Cross of Iron (1977)

Quartile rating: 7.5/10 · 1 rating

It is 1943, and the German army—ravaged and demoralised—is hastily retreating from the Russian front. In the midst of the madness, conflict brews between the aristocratic yet ultimately pusillanimous Captain Stransky and the courageous Corporal Steiner. Stransky is the only man who believes that the Third Reich is still vastly superior to the Russian army. However, within his pompous persona lies a quivering coward who longs for the Iron Cross so that he can return to Berlin a hero. Steiner, on the other hand is cynical, defiantly non-conformist and more concerned with the safety of his own men rather than the horde of military decorations offered to him by his superiors.

The Quartile Take

Sam Peckinpah's only war film is a striking anti-war statement told from the German perspective — a genuinely rare and bold choice. The Steiner vs. Stransky class conflict gives the film thematic weight beyond typical WWII action.
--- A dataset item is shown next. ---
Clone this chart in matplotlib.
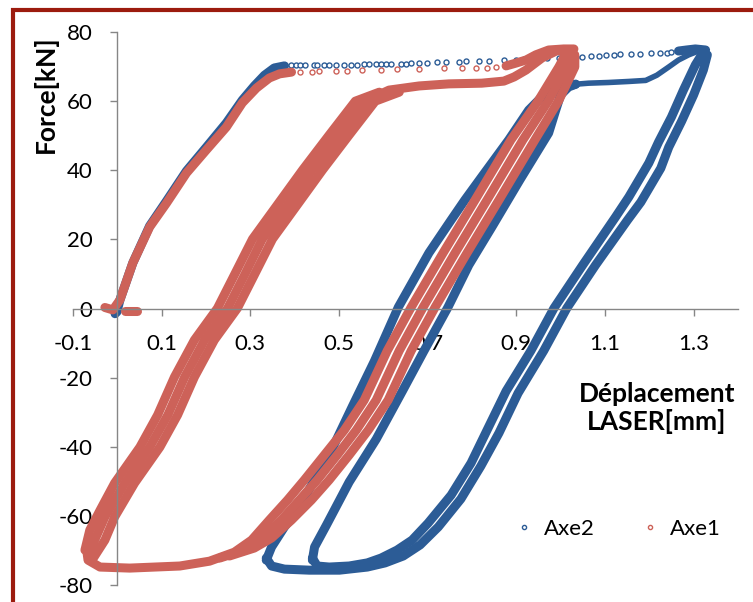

James Coburn and Maximilian Schell deliver commanding, layered performances that anchor the film's moral ambiguity. Peckinpah's visceral, kinetic battle sequences — with slow-motion carnage and expressionistic editing — remain some of the most striking ever put to film. The plot occasionally loses momentum in its middle section, and the ending, while deliberately ironic and bitter, is abrupt enough to feel unresolved rather than provocatively open. Still, as a cynical, nihilistic examination of war's futility told through the eyes of the 'enemy,' it stands as one of cinema's most singular war films.